**WHAT IS ASKED:** Exclude the pictures, then repeat the remaining data exactly.

**DATA BLOCK:**
□ □ □ □

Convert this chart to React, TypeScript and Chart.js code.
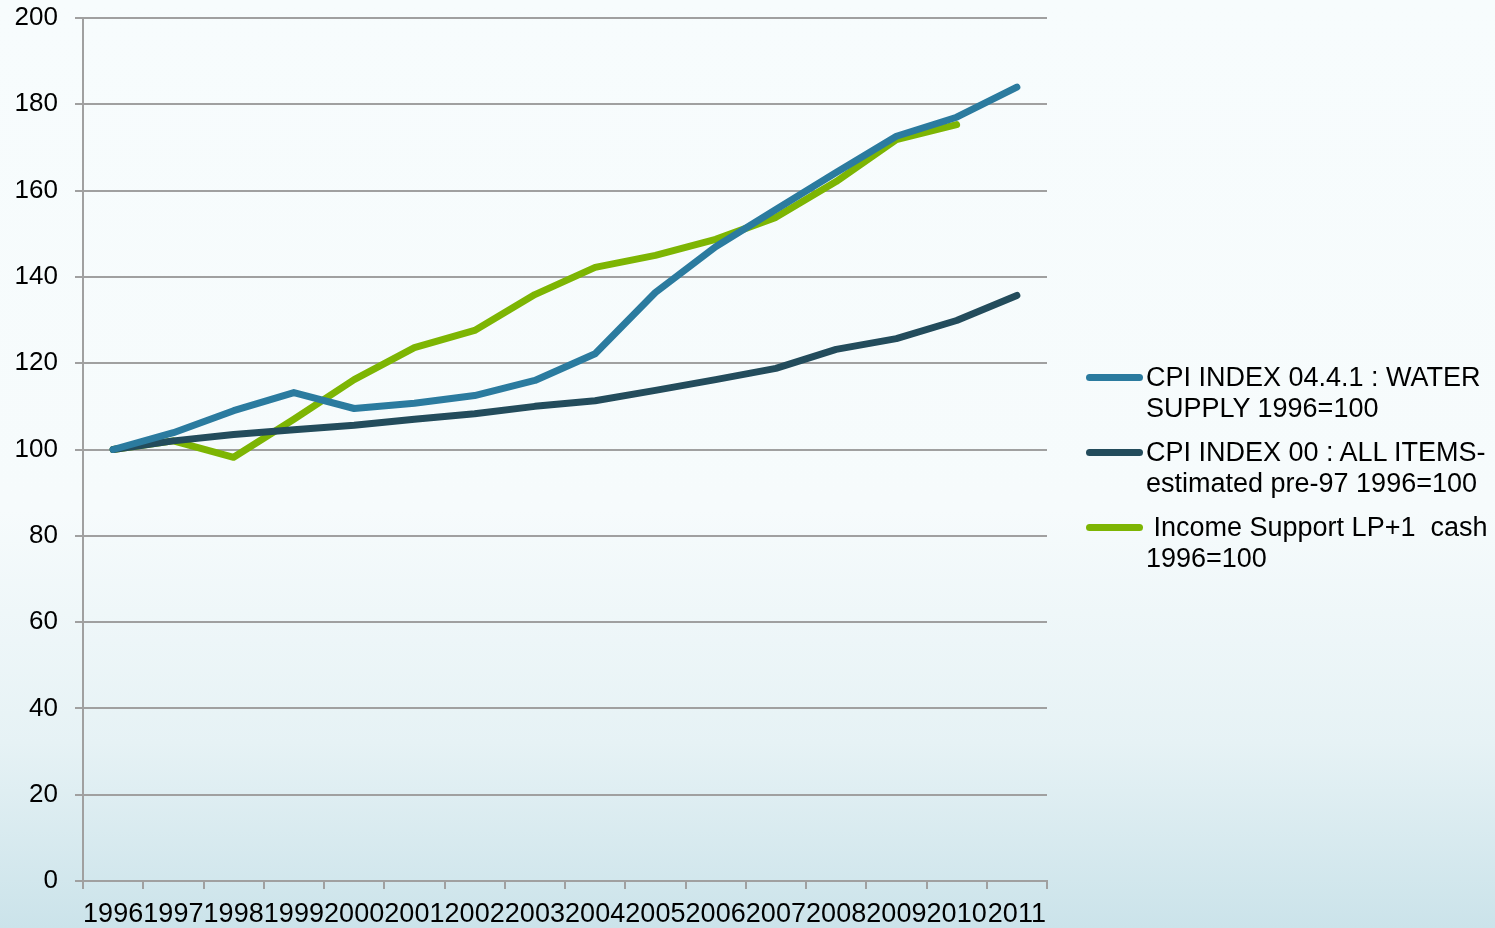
import React, { useEffect, useRef } from "react";
import { Chart, registerables } from "chart.js";

Chart.register(...registerables);

const years = ["1996", "1997", "1998", "1999", "2000", "2001", "2002", "2003", "2004", "2005", "2006", "2007", "2008", "2009", "2010", "2011"];
const waterSupply = [100, 103.9, 109, 113.2, 109.5, 110.7, 112.5, 116, 122.2, 136.4, 147, 155.6, 164.2, 172.6, 177, 184];
const allItems = [100, 102, 103.5, 104.6, 105.6, 107, 108.3, 110, 111.3, 113.7, 116.2, 118.8, 123.2, 125.7, 129.9, 135.7];
const incomeSupport = [100, 102, 98.2, 107, 116.2, 123.6, 127.6, 135.9, 142.2, 145, 148.7, 153.8, 162.1, 171.8, 175.3, null];

const seriesNames = [
  ["CPI INDEX 04.4.1 : WATER", "SUPPLY 1996=100"],
  ["CPI INDEX 00 : ALL ITEMS-", "estimated pre-97 1996=100"],
  [" Income Support LP+1  cash", "1996=100"],
];
const colors = ["#2b7b9f", "#234c5c", "#7db503"];

const FONT = "'Liberation Sans', Arial, sans-serif";

export default function App() {
  const ref = useRef<HTMLCanvasElement | null>(null);

  useEffect(() => {
    if (!ref.current) return;
    const chart = new Chart(ref.current, {
      type: "line",
      data: {
        labels: years,
        datasets: [
          { label: seriesNames[0].join(" "), data: waterSupply, borderColor: colors[0], backgroundColor: colors[0] },
          { label: seriesNames[1].join(" "), data: allItems, borderColor: colors[1], backgroundColor: colors[1] },
          { label: seriesNames[2].join(" "), data: incomeSupport, borderColor: colors[2], backgroundColor: colors[2] },
        ].map((d) => ({
          ...d,
          borderWidth: 7,
          pointRadius: 0,
          tension: 0,
          fill: false,
          borderCapStyle: "round" as const,
          borderJoinStyle: "round" as const,
          spanGaps: false,
        })),
      },
      options: {
        responsive: false,
        animation: false,
        layout: { padding: { left: 0, right: 448, top: 18, bottom: 0 } },
        plugins: { legend: { display: false }, tooltip: { enabled: false } },
        scales: {
          x: {
            offset: true,
            grid: {
              offset: true,
              drawOnChartArea: false,
              drawTicks: true,
              tickLength: 8,
              color: "#a0a0a0",
              lineWidth: 2,
            },
            border: { color: "#a0a0a0", width: 2 },
            ticks: {
              color: "#000",
              font: { family: FONT, size: 27 },
              padding: 9,
              maxRotation: 0,
              autoSkip: false,
            },
            afterFit: (scale: any) => {
              scale.height = 47;
              scale.paddingLeft = 0;
              scale.paddingRight = 0;
            },
          },
          y: {
            min: 0,
            max: 200,
            grid: { color: "#a0a0a0", lineWidth: 2, tickLength: 8 },
            border: { color: "#a0a0a0", width: 2 },
            ticks: {
              stepSize: 20,
              color: "#000",
              font: { family: FONT, size: 26 },
              padding: 17,
            },
            afterFit: (scale: any) => {
              scale.width = 83;
              scale.paddingTop = 0;
              scale.paddingBottom = 0;
            },
          },
        },
      },
    });
    return () => chart.destroy();
  }, []);

  const legendTops = [362, 437, 512];

  return (
    <div
      style={{
        position: "fixed",
        left: 0,
        top: 0,
        width: 1495,
        height: 928,
        background: "linear-gradient(to bottom, #f7fcfd 0%, #f6fbfc 55%, #e6f2f5 80%, #cbe3ea 100%)",
        overflow: "hidden",
      }}
    >
      <canvas ref={ref} width={1495} height={928} style={{ display: "block", position: "absolute", left: 0, top: 0 }} />
      {seriesNames.map((lines, i) => (
        <div key={i} style={{ position: "absolute", left: 1086, top: legendTops[i] }}>
          <div
            style={{
              position: "absolute",
              left: 0,
              top: 12,
              width: 57,
              height: 7,
              borderRadius: 3.5,
              background: colors[i],
            }}
          />
          <div
            style={{
              position: "absolute",
              left: 60,
              top: 0,
              fontFamily: FONT,
              fontSize: 27,
              lineHeight: "31px",
              color: "#000",
              whiteSpace: "pre",
            }}
          >
            {lines[0]}
            {"\n"}
            {lines[1]}
          </div>
        </div>
      ))}
    </div>
  );
}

□ □ □ □

**COMPLETE OUTPUT:**
Convert this chart to React, TypeScript and Chart.js code.
import React, { useEffect, useRef } from "react";
import { Chart, registerables } from "chart.js";

Chart.register(...registerables);

const years = ["1996", "1997", "1998", "1999", "2000", "2001", "2002", "2003", "2004", "2005", "2006", "2007", "2008", "2009", "2010", "2011"];
const waterSupply = [100, 103.9, 109, 113.2, 109.5, 110.7, 112.5, 116, 122.2, 136.4, 147, 155.6, 164.2, 172.6, 177, 184];
const allItems = [100, 102, 103.5, 104.6, 105.6, 107, 108.3, 110, 111.3, 113.7, 116.2, 118.8, 123.2, 125.7, 129.9, 135.7];
const incomeSupport = [100, 102, 98.2, 107, 116.2, 123.6, 127.6, 135.9, 142.2, 145, 148.7, 153.8, 162.1, 171.8, 175.3, null];

const seriesNames = [
  ["CPI INDEX 04.4.1 : WATER", "SUPPLY 1996=100"],
  ["CPI INDEX 00 : ALL ITEMS-", "estimated pre-97 1996=100"],
  [" Income Support LP+1  cash", "1996=100"],
];
const colors = ["#2b7b9f", "#234c5c", "#7db503"];

const FONT = "'Liberation Sans', Arial, sans-serif";

export default function App() {
  const ref = useRef<HTMLCanvasElement | null>(null);

  useEffect(() => {
    if (!ref.current) return;
    const chart = new Chart(ref.current, {
      type: "line",
      data: {
        labels: years,
        datasets: [
          { label: seriesNames[0].join(" "), data: waterSupply, borderColor: colors[0], backgroundColor: colors[0] },
          { label: seriesNames[1].join(" "), data: allItems, borderColor: colors[1], backgroundColor: colors[1] },
          { label: seriesNames[2].join(" "), data: incomeSupport, borderColor: colors[2], backgroundColor: colors[2] },
        ].map((d) => ({
          ...d,
          borderWidth: 7,
          pointRadius: 0,
          tension: 0,
          fill: false,
          borderCapStyle: "round" as const,
          borderJoinStyle: "round" as const,
          spanGaps: false,
        })),
      },
      options: {
        responsive: false,
        animation: false,
        layout: { padding: { left: 0, right: 448, top: 18, bottom: 0 } },
        plugins: { legend: { display: false }, tooltip: { enabled: false } },
        scales: {
          x: {
            offset: true,
            grid: {
              offset: true,
              drawOnChartArea: false,
              drawTicks: true,
              tickLength: 8,
              color: "#a0a0a0",
              lineWidth: 2,
            },
            border: { color: "#a0a0a0", width: 2 },
            ticks: {
              color: "#000",
              font: { family: FONT, size: 27 },
              padding: 9,
              maxRotation: 0,
              autoSkip: false,
            },
            afterFit: (scale: any) => {
              scale.height = 47;
              scale.paddingLeft = 0;
              scale.paddingRight = 0;
            },
          },
          y: {
            min: 0,
            max: 200,
            grid: { color: "#a0a0a0", lineWidth: 2, tickLength: 8 },
            border: { color: "#a0a0a0", width: 2 },
            ticks: {
              stepSize: 20,
              color: "#000",
              font: { family: FONT, size: 26 },
              padding: 17,
            },
            afterFit: (scale: any) => {
              scale.width = 83;
              scale.paddingTop = 0;
              scale.paddingBottom = 0;
            },
          },
        },
      },
    });
    return () => chart.destroy();
  }, []);

  const legendTops = [362, 437, 512];

  return (
    <div
      style={{
        position: "fixed",
        left: 0,
        top: 0,
        width: 1495,
        height: 928,
        background: "linear-gradient(to bottom, #f7fcfd 0%, #f6fbfc 55%, #e6f2f5 80%, #cbe3ea 100%)",
        overflow: "hidden",
      }}
    >
      <canvas ref={ref} width={1495} height={928} style={{ display: "block", position: "absolute", left: 0, top: 0 }} />
      {seriesNames.map((lines, i) => (
        <div key={i} style={{ position: "absolute", left: 1086, top: legendTops[i] }}>
          <div
            style={{
              position: "absolute",
              left: 0,
              top: 12,
              width: 57,
              height: 7,
              borderRadius: 3.5,
              background: colors[i],
            }}
          />
          <div
            style={{
              position: "absolute",
              left: 60,
              top: 0,
              fontFamily: FONT,
              fontSize: 27,
              lineHeight: "31px",
              color: "#000",
              whiteSpace: "pre",
            }}
          >
            {lines[0]}
            {"\n"}
            {lines[1]}
          </div>
        </div>
      ))}
    </div>
  );
}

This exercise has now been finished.